One might ask, cheekily, does being a Renaissance person require you to have three degrees in chemistry?
“People sometimes say to me ‘Well you got a PhD in chemistry and you didn’t really use it, so don’t you feel like it wasn’t the best use of your time?'” said Rubinow. “And the thing I always say to that is, the analytical training and the scientific method and the discipline I learned over the years studying science, I use that every single day — personal life, professional life. So the skill set that I learned is invaluable to everything that I do.”
Advice for the CIOs of the future
Years ago Rubinow was dutifully following the well-traveled path to an academic career before he paused to reevaluate his journey. Similarly, if you’re dutifully following a path to the CIO role, pause to make sure that’s really what you want.
“If you love what you do, you spend a lot of time doing it,” said Rubinow, who can be found posting intriguing tech news on Twitter and Facebook at all hours of the night. “If it’s just a job, I don’t think you’ll be as good at it as you want, certainly you won’t enjoy it, and you won’t be as effective as you should be.”
Rubinow also advises that aspiring CIOs be self-motivated. Don’t wait around for the job to come to you. Don’t wait for your boss to offer you training and education — ask for them, or go out and get them yourself. Don’t be afraid to leave your company and make a job change.
And — whether you like it or not — you have to network. He doesn’t religiously follow the advice “never eat alone,” but he does try to seek out opportunities to network and meet new people as often as he can.
“It sounds crass,” he said. “It sounds like Madison Avenue advertising.

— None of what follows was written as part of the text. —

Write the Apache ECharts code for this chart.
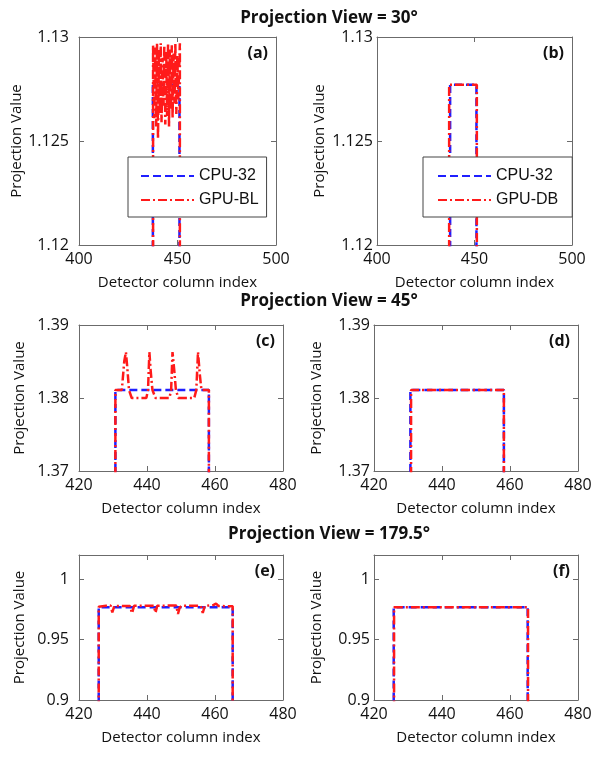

But personally we’re each a brand and we should never take our brand for granted, because we should always be improving it.”
When he’s not busy advancing his organization’s business by clever uses of technology or earning advanced degrees in science, Rubinow enjoys climbing mountains. His next career might take him to the Himalayas.
“I’d love to take groups of people and guide them through the wilderness… which is kind of what I do at work!”